Photo Source: Emily Craft
Map Source: Amanecer Peru
|Primary Religion:||Ethnic Religions|
|Christian Adherents:||10.00 %|
|Online Audio NT:||No|
|Affinity Bloc:||Latin-Caribbean Americans|
A large majority of the 17,000 Kokama live in Peru. A small fraction of them live in the surrounding countries of Brazil and Columbia. The Kokama have a growing population despite past harships such as epidemics, colonial rule, and slave raiding.
Juan de Salinas was the first outsider to make contact with the Kokama in 1549 during a Spanish expedition. During this time the Kokama were a peaceful tribe. They kept to themselves and survived by fishing and horticulture. In the seventeenth century, however, their behaviors shifted. They became raiders and were feared by those who lived on the river. They became known as the "pirates of the river." A Jesuit priest was sent to make peace with the tribe and the visit went very well. The Kokama believed that a mestizo traveling with the priest was "a reincarnation of one of their chiefs."

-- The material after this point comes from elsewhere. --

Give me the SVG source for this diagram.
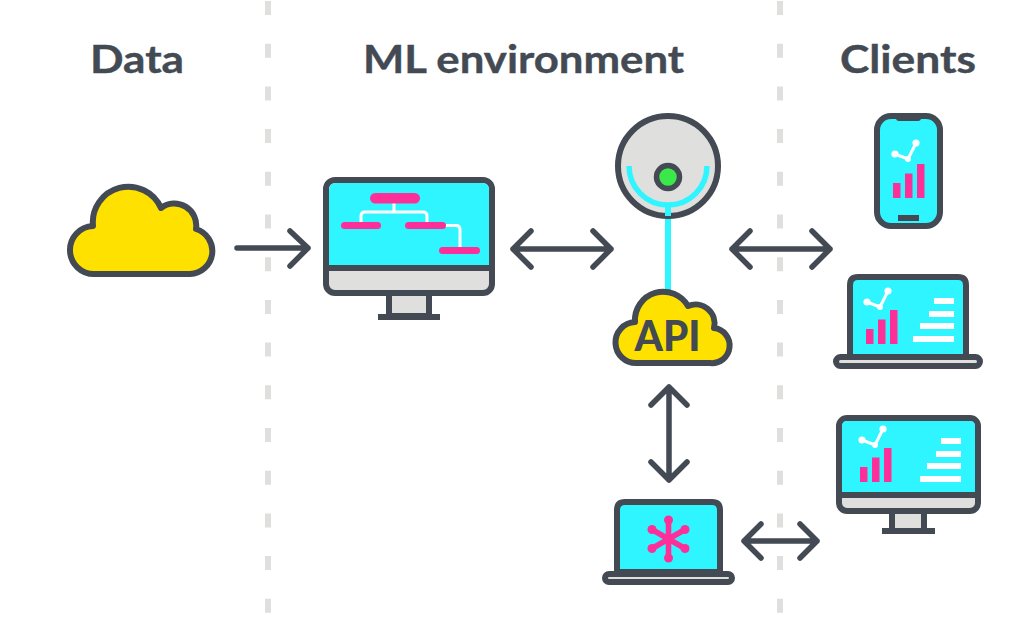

As a result of a smallpox epidemic in the late 1600s, the population of the Kokama declined from 7,000 to 800. During this time, the Kokama scattered and moved away from the Spanish. They settled in places along the River Marañón. Here they have stayed and built a self-sustaining life for themselves. The Kokama are mostly secluded, with only a river taxi as means of travel up and down the river.
According to Rosa Vallejos, "the Kukama-Kukamiria is a deeply endangered language spoken in the Peruvian Amazon by approximately 1500 people. The remaining fluent speakers of the language are mostly older than 60 years, are spread out across various villages, and speak the language in very restricted situations." The rest of the people are speakers of an Amazonian Spanish dialect.
Most of the Kokama people live in wooden bungalows built on the edge of the river. These bungalows are raised by large stilts to give way to the rising and falling of river levels during the rainy season. The Kokama build their bungalows to be open air due to the hot and humid weather they endure year round. They usually sleep in platform beds or cloth hammocks, and use mosquito netting to keep from contracting malaria. Kokama men and women both work. They serve as fishermen and farmers. Crops include maize, sweet potatoes, taja-cara, beans, yams, sicana, pumpkins, peanuts, pineapples, cayenne peppers, peach palms, avocados, papayas, guavas, yucca, and bananas. They also grow cotton, tobacco, and barbasco for poisoning fish. Most of the farming is done on the opposite bank of the river. The Kokama plant crops in the river beds during the dry season when the water levels are low. They travel back and forth across the river daily on canoes carved out of tree trunks. They also use these boats for fishing. The yucca they get from the farms and the fish they catch are their main sources of food. They salt and dry the fish for preservation since no refrigeration is available. Occasionally they may be successful in killing a wild animal, such as a pig, tapir, or iguana.
Kokama women typically have 6 to 10 children each. Most of the children go to school, where they learn to read and write. However, they do not usually complete higher levels of education.
The Kokama have a mixture of beliefs due to their engagement with the outside world in recent years. While some Christian beliefs are taking hold, many still keep traditional Kokama beliefs alive. This animistic religion includes figures such as the whistling jungle spirit, the giant anaconda, the gringo face-peelers, and the river mermaid. The people still use and believe in the healing powers of a shaman. It is a challenge to teaching biblical truth to the Kokama because each of these traditional beliefs must be addressed.
The Kokama people are slowly becoming believers in Christ, but they need discipleship and training. There are a few pastors in the village of 9 De Octubre, and the surrounding villages, but they need more, and better, training. Kokama children also have a strong need to be accepted into the church and taught the Gospel along with the adults.
The Kokama get their water from the river. This dirty water causes illness and infections. They are in need of a clean water supply.
Pray the Kokama people see Jesus's love through the believers in their midst.
Pray that all the Kokamas' needs are met.
Pray that God places a calling on future missionaries' hearts for this people group.
Pray that the Kokama turn away from their superstitions and trust fully in Christ.
Pray for more permanent mentors to disciple the new believers among the Kokama.